散歩で通りがかった近所の方も足を止め、街の昔の様子や思い出を話してくださる場面も。世代を超えた記憶の共有が、自然な形で実現されていました。

時間帯による利用パターンの発見

  • 朝: 犬の散歩やランニングをする方

  • 昼: ランチを楽しむ方がパラパラと来訪

  • 午後: 子どもや家族連れで賑わい

  • 夕方: カップルの利用も増加

参加者の声:

  • 「のんびり過ごせること自体が大人にとって大きな魅力」

  • 「緑豊かで広々とした空間が好評」

  • 「小さな子連れの家族は、子供はレジャーシートに座り、お父さんはリクライニングチェアに座るパターンが多かった」

【テーマ3】健康・スポーツ 〜世代を超えた遊びの創発〜

身体を動かす爽快感と、笑顔と歓声が生まれる瞬間を大切にしたテーマでした。

実施内容

  • ストラックアウト – 的当てゲームで達成感を体験

  • 水風船や竹を使った遊び – 特に水遊びは子どもたちに大好評

  • 自由なボール遊び – キャッチボールなどの需要が高かった

時間帯別の利用特性

「午前中は未就学児、午後は小学生以上の時間帯別利用があった」という観察結果から、年齢に応じた遊びの自然な棲み分けが確認できました。

参加者の声:

  • 「遊びがあれば楽しんでもらえる」

  • 「水遊びは好評」

  • 「キャッチボールなどのボール遊びの需要があった」

そのほかの企画:コーヒーで繋がる地域の輪

地域のコーヒー店「世田谷 三宿 自家焙煎珈琲豆」の出店により、香り豊かなコーヒーを囲んだ温かな交流が生まれました。コーヒーの香りが公園全体に広がり、より豊かな体験空間を演出。

コーヒーを片手に、初対面の住民同士が自然に会話を始める光景は、地域コミュニティ形成の理想的な姿でもありました。

体験価値創造の成功要因

1. 多様性への配慮

3つのテーマ設定により、幼児からシニア世代まで、それぞれが自分なりの楽しみ方を見つけられる設計になっていました。

2. 自然な交流の促進

過度に構造化せず、自由度の高い空間づくりを心がけたことで、参加者同士の有機的なつながりが生まれました。

3. 地域資源との連携

専門家との協働、地域店舗の参加により、外部リソースと地域の魅力が有機的に結合しました。

今後への展望と提言

代沢せせらぎ公園試行体験日(第1回)は、想定を大幅に上回る参加があり、地域住民にとって真に価値ある場を創造する機会となりました。
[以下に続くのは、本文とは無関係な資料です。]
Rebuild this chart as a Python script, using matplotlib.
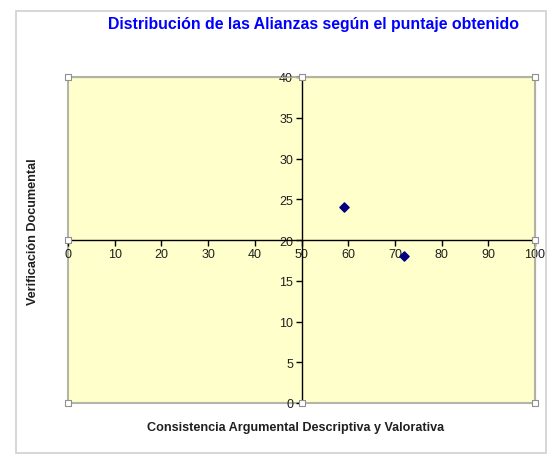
import matplotlib.pyplot as plt
from matplotlib.patches import Rectangle

# data
consistencia = [59, 72]
verificacion = [24, 18]
x_ticks = [0, 10, 20, 30, 40, 50, 60, 70, 80, 90, 100]
y_ticks = [0, 5, 10, 15, 20, 25, 30, 35, 40]
x_cross = 50
y_cross = 20

plt.rcParams['font.family'] = ['Liberation Sans', 'DejaVu Sans']

fig = plt.figure(figsize=(5.55, 4.6), dpi=100)
W, H = 555, 460

# chart area frame
fig.patches.append(Rectangle((16 / W, 1 - 454 / H), 530 / W, 442 / H,
                             transform=fig.transFigure, fill=False,
                             edgecolor='#d0d0d0', lw=1.2))

ax = fig.add_axes([68 / W, 1 - 404 / H, 467 / W, 326 / H])
ax.set_facecolor('#ffffcc')
ax.set_xlim(x_ticks[0], x_ticks[-1])
ax.set_ylim(y_ticks[0], y_ticks[-1])

# axes cross in the middle, like the Excel chart
ax.spines['left'].set_position(('data', x_cross))
ax.spines['bottom'].set_position(('data', y_cross))
for s in ['left', 'bottom']:
    ax.spines[s].set_color('black')
    ax.spines[s].set_linewidth(1.0)
for s in ['top', 'right']:
    ax.spines[s].set_color('#b0b0a0')

# plot-area outline
ax.plot([0, 0, 100, 100, 0], [0, 40, 40, 0, 0], color='#b4b4a8', lw=1.5,
        clip_on=False, zorder=1)

ax.set_xticks(x_ticks)
ax.set_yticks(y_ticks)
ax.tick_params(direction='out', length=4, width=1, labelsize=9, pad=2,
               labelcolor='#202020')

ax.scatter(consistencia, verificacion, marker='D', s=22, color='#000080',
           zorder=5)

# selection handles
hx = [0, 50, 100, 0, 100, 0, 50, 100]
hy = [0, 0, 0, 20, 20, 40, 40, 40]
ax.scatter(hx, hy, marker='s', s=22, facecolor='white', edgecolor='#909090',
           lw=0.8, clip_on=False, zorder=6)

fig.text(314 / W, 1 - 25 / H,
         'Distribución de las Alianzas según el puntaje obtenido',
         ha='center', va='center', color='#0000ff', fontsize=11.4,
         fontweight='bold')
fig.text(296 / W, 1 - 428 / H,
         'Consistencia Argumental Descriptiva y Valorativa',
         ha='center', va='center', fontsize=9.1, fontweight='bold',
         color='#202020')
fig.text(33 / W, 1 - 232 / H, 'Verificación Documental', rotation=90,
         ha='center', va='center', fontsize=9.1, fontweight='bold',
         color='#202020')

fig.savefig('out.png', dpi=100)
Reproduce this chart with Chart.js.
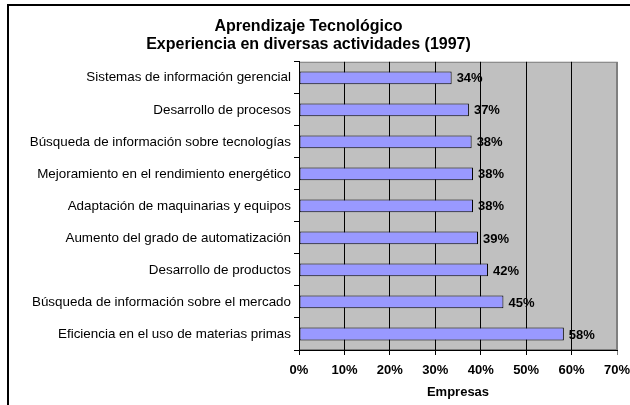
<!DOCTYPE html>
<html><head><meta charset="utf-8">
<script src="https://cdn.jsdelivr.net/npm/chart.js@4"></script>
<style>
html,body{margin:0;padding:0;background:#fff;overflow:hidden;}
#wrap{position:relative;width:630px;height:405px;overflow:hidden;}
#frame{position:absolute;left:7px;top:4px;width:700px;height:500px;border-left:2px solid #000;border-top:2px solid #000;box-sizing:border-box;pointer-events:none;}
canvas{position:absolute;left:0;top:0;}
</style></head>
<body><div id="wrap"><canvas id="c" width="630" height="405"></canvas><div id="frame"></div></div>
<script>
const titleLines = ['Aprendizaje Tecnológico', 'Experiencia en diversas actividades (1997)'];
const categories = [
  'Sistemas de información gerencial',
  'Desarrollo de procesos',
  'Búsqueda de información sobre tecnologías',
  'Mejoramiento en el rendimiento energético',
  'Adaptación de maquinarias y equipos',
  'Aumento del grado de automatización',
  'Desarrollo de productos',
  'Búsqueda de información sobre el mercado',
  'Eficiencia en el uso de materias primas'
];
const values = [33.6, 37.4, 38.0, 38.3, 38.3, 39.4, 41.6, 45.0, 58.3];
const xTicks = [0, 10, 20, 30, 40, 50, 60, 70];
const xTitle = 'Empresas';

const FONT = "'Liberation Sans', Arial, sans-serif";

const bgPlugin = {
  id: 'bg',
  beforeDraw(chart) {
    const {ctx, chartArea: a} = chart;
    ctx.save();
    ctx.fillStyle = '#C0C0C0';
    ctx.fillRect(a.left, a.top, a.right - a.left, a.bottom - a.top);
    ctx.strokeStyle = '#808080';
    ctx.lineWidth = 1;
    ctx.strokeRect(a.left + 0.5, a.top + 0.5, a.right - a.left - 1, a.bottom - a.top - 1);
    ctx.restore();
  }
};
const labelPlugin = {
  id: 'vlabels',
  afterDatasetsDraw(chart) {
    const {ctx} = chart;
    const meta = chart.getDatasetMeta(0);
    ctx.save();
    ctx.font = "bold 13px " + FONT;
    ctx.fillStyle = '#000';
    ctx.textAlign = 'left';
    ctx.textBaseline = 'middle';
    meta.data.forEach((el, i) => {
      ctx.fillText(Math.round(values[i]) + '%', el.x + 5, el.y + 1);
    });
    ctx.restore();
  }
};

new Chart(document.getElementById('c'), {
  type: 'bar',
  data: {
    labels: categories,
    datasets: [{
      data: values,
      backgroundColor: '#9999FF',
      borderColor: '#000',
      borderWidth: 1,
      borderSkipped: false,
      categoryPercentage: 1,
      barPercentage: 0.4
    }]
  },
  options: {
    indexAxis: 'y',
    responsive: false,
    animation: false,
    devicePixelRatio: 1,
    layout: {padding: {left: 0, right: 13, top: 17, bottom: 5}},
    plugins: {
      legend: {display: false},
      tooltip: {enabled: false},
      title: {
        display: true,
        text: titleLines,
        color: '#000',
        font: {family: FONT, size: 16, weight: 'bold', lineHeight: 1.15},
        padding: {top: 0, bottom: 8}
      }
    },
    scales: {
      x: {
        min: 0, max: 70,
        afterBuildTicks(scale) { scale.ticks = xTicks.map(v => ({value: v})); },
        afterFit(scale) { scale.height = 50; scale.paddingLeft = 0; scale.paddingRight = 0; },
        ticks: {
          color: '#000',
          font: {family: FONT, size: 13, weight: 'bold'},
          padding: 8,
          callback: v => v + '%'
        },
        grid: {
          color: ctx => ctx.index === xTicks.length - 1 ? '#808080' : '#000',
          lineWidth: 1,
          tickLength: 5,
          drawOnChartArea: true
        },
        border: {color: '#000', width: 1},
        title: {
          display: true,
          text: xTitle,
          color: '#000',
          font: {family: FONT, size: 13, weight: 'bold'},
          padding: {top: 2, bottom: 0}
        }
      },
      y: {
        afterFit(scale) { scale.width = 299; },
        ticks: {
          color: '#000',
          font: {family: FONT, size: 13.4},
          padding: 3
        },
        grid: {
          display: true,
          drawOnChartArea: false,
          color: '#000',
          tickLength: 5,
          offset: true
        },
        border: {color: '#000', width: 1}
      }
    }
  },
  plugins: [bgPlugin, labelPlugin]
});
</script></body></html>
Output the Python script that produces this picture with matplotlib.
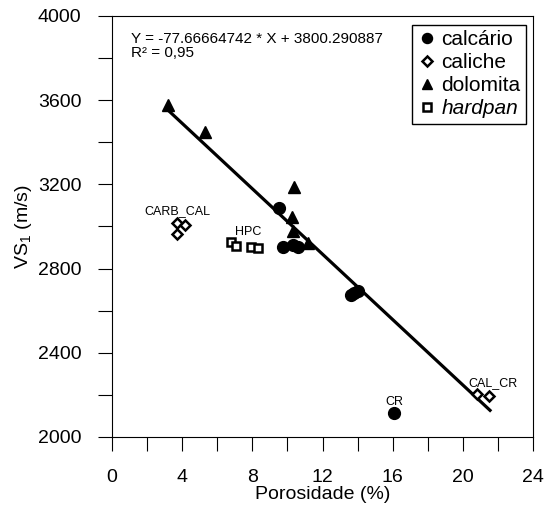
import numpy as np
import matplotlib
matplotlib.use("Agg")
import matplotlib.pyplot as plt
from matplotlib.ticker import MultipleLocator

plt.rcParams['font.family'] = ['Liberation Sans', 'DejaVu Sans']
plt.rcParams['mathtext.fontset'] = 'custom'
plt.rcParams['mathtext.rm'] = 'Liberation Sans'
plt.rcParams['mathtext.it'] = 'Liberation Sans:italic'

# --- data ---
calcario_x = [9.54, 9.77, 10.34, 10.62, 13.6, 13.8, 14.0, 16.09]
calcario_y = [3086, 2904, 2912, 2904, 2675, 2682, 2695, 2113]

caliche_x = [3.69, 4.16, 3.72, 20.83, 21.51]
caliche_y = [3015, 3007, 2964, 2203, 2196]

dolomita_x = [3.21, 5.30, 10.38, 10.25, 10.34, 11.19]
dolomita_y = [3577, 3450, 3186, 3047, 2980, 2923]

hardpan_x = [6.78, 7.07, 7.91, 8.31]
hardpan_y = [2928, 2909, 2904, 2899]

slope = -77.66664742
intercept = 3800.290887
fit_x = np.array([3.12, 21.55])

labels = ["CARB_CAL", "HPC", "CR", "CAL_CR"]
label_x = [3.7, 7.77, 16.09, 21.7]
label_y = [3075, 2975, 2168, 2255]

fig = plt.figure(figsize=(5.45, 5.12), dpi=100)
ax = fig.add_axes([0.2055, 0.1465, 0.7725, 0.8225])

ax.plot(fit_x, slope * fit_x + intercept, color='black', lw=2.3, zorder=2)

ax.plot(calcario_x, calcario_y, 'o', color='black', markersize=8.5, ls='none', label='calcário', zorder=3)
ax.plot(caliche_x, caliche_y, 'D', markerfacecolor='white', markeredgecolor='black',
        markeredgewidth=1.8, markersize=5.5, ls='none', label='caliche', zorder=3)
ax.plot(dolomita_x, dolomita_y, '^', color='black', markersize=8.5, ls='none', label='dolomita', zorder=3)
ax.plot(hardpan_x, hardpan_y, 's', markerfacecolor='white', markeredgecolor='black',
        markeredgewidth=1.8, markersize=6, ls='none', label='hardpan', zorder=3)

for t, x, y in zip(labels, label_x, label_y):
    ax.text(x, y, t, ha='center', va='center', fontsize=9)

ax.text(0.045, 0.962, "Y = -77.66664742 * X + 3800.290887\nR² = 0,95",
        transform=ax.transAxes, ha='left', va='top', fontsize=11, linespacing=1.05)

leg = ax.legend(loc='upper right', bbox_to_anchor=(0.983, 0.979), fontsize=15,
                frameon=True, fancybox=False, edgecolor='black', framealpha=1,
                handletextpad=0.25, handlelength=0.9, borderpad=0.25, labelspacing=0.2,
                borderaxespad=0, markerscale=0.85)
leg.get_frame().set_linewidth(1.0)
leg.get_texts()[3].set_style('italic')

ax.set_xlim(0, 24)
ax.set_ylim(2000, 4000)
ax.xaxis.set_major_locator(MultipleLocator(4))
ax.xaxis.set_minor_locator(MultipleLocator(2))
ax.yaxis.set_major_locator(MultipleLocator(400))
ax.yaxis.set_minor_locator(MultipleLocator(200))
ax.tick_params(which='both', direction='out', length=10, width=0.8, labelsize=14)
ax.tick_params(axis='x', pad=13)
ax.tick_params(axis='y', pad=12)

ax.set_xlabel("Porosidade (%)", fontsize=14, labelpad=0)
ax.set_ylabel(r"VS$_1$ (m/s)", fontsize=14, labelpad=3)

for s in ax.spines.values():
    s.set_linewidth(0.8)

fig.savefig("out.png", dpi=100)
3つのテーマを通じて提供された多様な体験は、参加者の心に深く刻まれ、地域コミュニティの結束を強化する効果を発揮しました。 この試行体験日で実証された「公園の新たな可能性」を、世田谷区、株式会社ランドスケープデザインとの連携のもと、今後も地域の皆さまとともに発展させていく所存です。